Jenson graduated from Red Wing High School in 2003 and returned to coach at his alma mater this spring. He played at the Ath growing up, and is starting his third summer as a member of the Aces. He feels a sense of ownership for the field, which the RWABA rents from the city each summer.
"Growing up, we've been spoiled with playing on one of the top fields in the state and I really hope that doesn't go away," Jenson said.
The grass hasn't been edged. The mound hasn't been reinforced with clay. The windscreen around the outfield fence wasn't hung until last weekend.
In short, the field is in rough shape, though how much of that is due to chaotic spring weather and new additions is hard to gauge.
Installing the new lights created trenches around the field's perimeter that are still being fixed, while a new irrigation system was also installed. Each should prove beneficial in the long run but the changes have created a heavy workload this spring.
Regardless, the once regal field has a very unfinished look.
"I'll be the first to admit it looks like a war zone," Rooney said. "But it certainly isn't because we haven't put in the time."
The new arrangement has Dan Anderson overseeing the Ath and all three youth fields in the vicinity, along with the A.P. Anderson diamonds on the north end of town.
The coming weeks will be important for the Ath. Given Anderson's relative inexperience and Bohmbach's extensive history with the field -- he was a seasonal employee for three years and volunteered his time for many more -- a working relationship would seem beneficial to both.
However, asking a former employee to volunteer his time could prove interesting. It's something Rooney hopes will work itself out.
"We really appreciate (the RWABA), especially people like Kelly," Rooney said. "He was probably volunteering up there as a little kid. We don't want it to stop. We need them. We appreciate them."
Tender feelings and a shaken bond of trust are difficult obstacles to overcome, but there are physical concerns to address as well. Specifically, how a light pole came to be installed in front of the scoreboard and why rocks, shards of glass and a nail were found in shallow center field after the field had been used.

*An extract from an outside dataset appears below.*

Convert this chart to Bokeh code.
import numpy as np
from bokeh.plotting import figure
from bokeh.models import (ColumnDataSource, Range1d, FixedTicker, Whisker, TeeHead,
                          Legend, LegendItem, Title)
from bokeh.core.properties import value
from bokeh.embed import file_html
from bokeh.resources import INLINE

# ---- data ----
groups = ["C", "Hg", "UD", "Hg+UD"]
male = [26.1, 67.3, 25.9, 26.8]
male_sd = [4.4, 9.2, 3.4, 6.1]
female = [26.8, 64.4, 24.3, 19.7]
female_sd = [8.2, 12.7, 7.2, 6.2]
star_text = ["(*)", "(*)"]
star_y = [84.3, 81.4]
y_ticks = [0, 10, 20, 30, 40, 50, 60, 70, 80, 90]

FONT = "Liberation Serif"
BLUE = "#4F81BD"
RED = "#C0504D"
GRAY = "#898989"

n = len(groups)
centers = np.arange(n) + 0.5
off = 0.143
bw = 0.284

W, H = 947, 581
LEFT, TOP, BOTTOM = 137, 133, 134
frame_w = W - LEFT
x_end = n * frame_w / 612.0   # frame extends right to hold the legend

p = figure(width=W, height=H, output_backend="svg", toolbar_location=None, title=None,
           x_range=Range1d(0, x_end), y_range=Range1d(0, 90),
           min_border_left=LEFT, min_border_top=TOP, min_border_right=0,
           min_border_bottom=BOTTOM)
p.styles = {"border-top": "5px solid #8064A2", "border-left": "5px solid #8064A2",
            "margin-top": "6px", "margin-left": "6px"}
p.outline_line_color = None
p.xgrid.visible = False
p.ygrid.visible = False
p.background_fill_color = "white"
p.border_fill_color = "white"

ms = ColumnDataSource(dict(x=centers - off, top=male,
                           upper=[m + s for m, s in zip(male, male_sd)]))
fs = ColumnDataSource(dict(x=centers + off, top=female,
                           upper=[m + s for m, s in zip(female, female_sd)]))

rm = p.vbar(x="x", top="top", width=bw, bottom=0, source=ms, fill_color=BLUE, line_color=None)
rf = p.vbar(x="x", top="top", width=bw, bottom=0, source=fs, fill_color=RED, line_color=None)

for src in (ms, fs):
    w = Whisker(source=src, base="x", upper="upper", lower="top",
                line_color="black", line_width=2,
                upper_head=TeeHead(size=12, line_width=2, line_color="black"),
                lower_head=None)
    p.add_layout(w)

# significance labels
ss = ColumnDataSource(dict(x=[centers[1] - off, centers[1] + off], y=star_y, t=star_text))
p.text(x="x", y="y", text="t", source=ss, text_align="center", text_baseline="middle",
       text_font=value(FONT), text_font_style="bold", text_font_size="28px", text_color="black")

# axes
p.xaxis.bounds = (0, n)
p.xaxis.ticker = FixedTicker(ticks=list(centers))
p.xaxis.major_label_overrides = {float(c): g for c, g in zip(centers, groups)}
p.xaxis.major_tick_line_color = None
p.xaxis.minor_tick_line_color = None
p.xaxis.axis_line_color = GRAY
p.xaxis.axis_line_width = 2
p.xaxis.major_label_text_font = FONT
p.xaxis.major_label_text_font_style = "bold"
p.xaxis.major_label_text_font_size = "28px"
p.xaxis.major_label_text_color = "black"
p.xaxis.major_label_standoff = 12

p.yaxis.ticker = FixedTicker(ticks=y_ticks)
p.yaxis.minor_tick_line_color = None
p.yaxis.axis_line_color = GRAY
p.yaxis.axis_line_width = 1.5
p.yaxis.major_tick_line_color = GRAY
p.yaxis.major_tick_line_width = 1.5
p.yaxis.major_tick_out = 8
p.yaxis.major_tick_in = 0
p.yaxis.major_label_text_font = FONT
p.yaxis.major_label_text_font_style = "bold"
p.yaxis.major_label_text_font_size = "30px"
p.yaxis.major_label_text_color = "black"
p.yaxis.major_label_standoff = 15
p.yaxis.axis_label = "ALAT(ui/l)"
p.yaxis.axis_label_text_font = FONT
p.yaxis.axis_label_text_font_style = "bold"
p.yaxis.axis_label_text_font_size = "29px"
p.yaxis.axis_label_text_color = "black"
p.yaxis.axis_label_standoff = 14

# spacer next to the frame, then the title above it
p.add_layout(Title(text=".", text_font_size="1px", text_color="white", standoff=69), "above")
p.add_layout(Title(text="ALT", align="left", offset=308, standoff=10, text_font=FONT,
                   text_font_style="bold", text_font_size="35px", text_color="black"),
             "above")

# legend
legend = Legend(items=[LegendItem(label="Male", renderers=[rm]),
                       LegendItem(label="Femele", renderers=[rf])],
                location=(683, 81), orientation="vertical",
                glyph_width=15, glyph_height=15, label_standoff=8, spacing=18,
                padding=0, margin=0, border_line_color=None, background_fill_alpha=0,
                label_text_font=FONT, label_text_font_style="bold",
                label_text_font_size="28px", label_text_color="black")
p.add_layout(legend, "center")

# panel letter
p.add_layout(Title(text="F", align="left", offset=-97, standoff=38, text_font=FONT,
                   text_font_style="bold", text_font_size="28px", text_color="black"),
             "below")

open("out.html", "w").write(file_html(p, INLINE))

The installation of new lights seemed like a good idea, given that the old ones were put in place more than 50 years ago. The city approved the $150,000 project in August 2007, and the new system was erected last fall.

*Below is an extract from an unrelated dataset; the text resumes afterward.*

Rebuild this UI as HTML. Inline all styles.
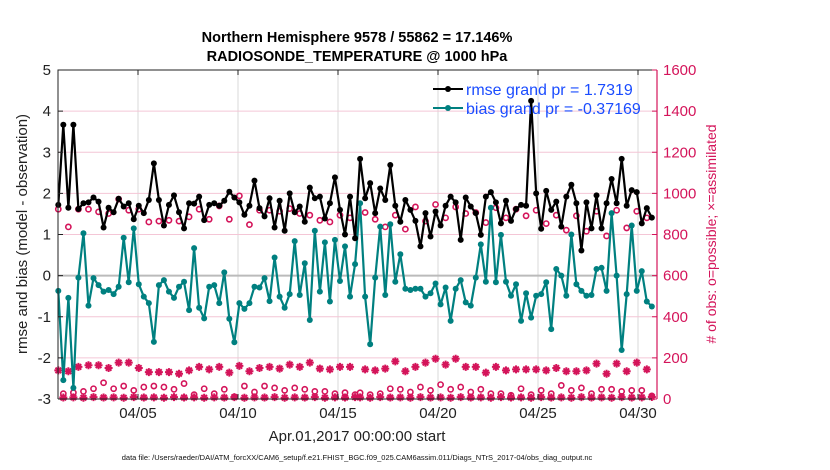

Apparently, no one saw an issue with installing a pole in front of the scoreboard.
Another pole was installed behind the dugout along the right field line, creating an unwelcome obstacle for those who enjoy sitting in the sun atop the grassy hill.
"There were a lot of things considered (with the lights), but obviously the scoreboard wasn't one of them," said Rooney, who wasn't involved in the decision-making process.
While the new lights will save the city about 50 percent on its electricity bill and they're nearly twice as bright as the old ones, other concerns have been raised. The poles are 20 feet shorter than their predecessors and could make tracking fly balls difficult in night games.
The entire outfield is wired to handle a scoreboard shift away from the pole in right field, but no timetable has been set for such a move.
Moving it to left field or putting it on a raised platform in center seem the best options, though discussion remains in the preliminary stages.
The more immediate concern would be the materials Jenson found on the field April 20 during an Aces practice. While randomly digging in a dirt patch in shallow center field, Jenson pulled out the dangerous debris.
The Wingers had already played one game on the field and hosted another the next day. They got lucky the first time, and Jenson's best impression of Pigpen may have prevented a disaster in the second.
Rooney, who replaced the tainted fill himself, has an easy explanation for the tragedy-in-waiting. In fact, the problem stems from an issue last year. It was fixed over the offseason, though it's clear someone forgot to check the corresponding fill.
The Athletic Field's water system was previously connected to the adjoining youth field. When members of the youth league began complaining about dying grass in right field, the ensuing investigation found a leak in the spot where Jenson found the debris, which caused a bubbling spot at the Ath whenever the sprinklers were turned on and limited the water flow to the youth field. Fixing the issue meant digging up the Ath outfield, which wasn't possible while the Aces were playing last summer.
It remains unclear where exactly the nail, broken glass and rocks came from, but Rooney is confident the situation has been corrected. The irrigation systems were upgraded and split, so each is now a separate entity. This should prevent such a disaster in the future, though the new water system has yet to be turned on this spring.
While I have no reason to believe the new water system won't work, it certainly wouldn't surprise me if that turns out to be the case. Predicting and addressing such issues has been Rooney's rather thankless job over the last 12 months.
It'd hardly seem right if they stopped piling up now.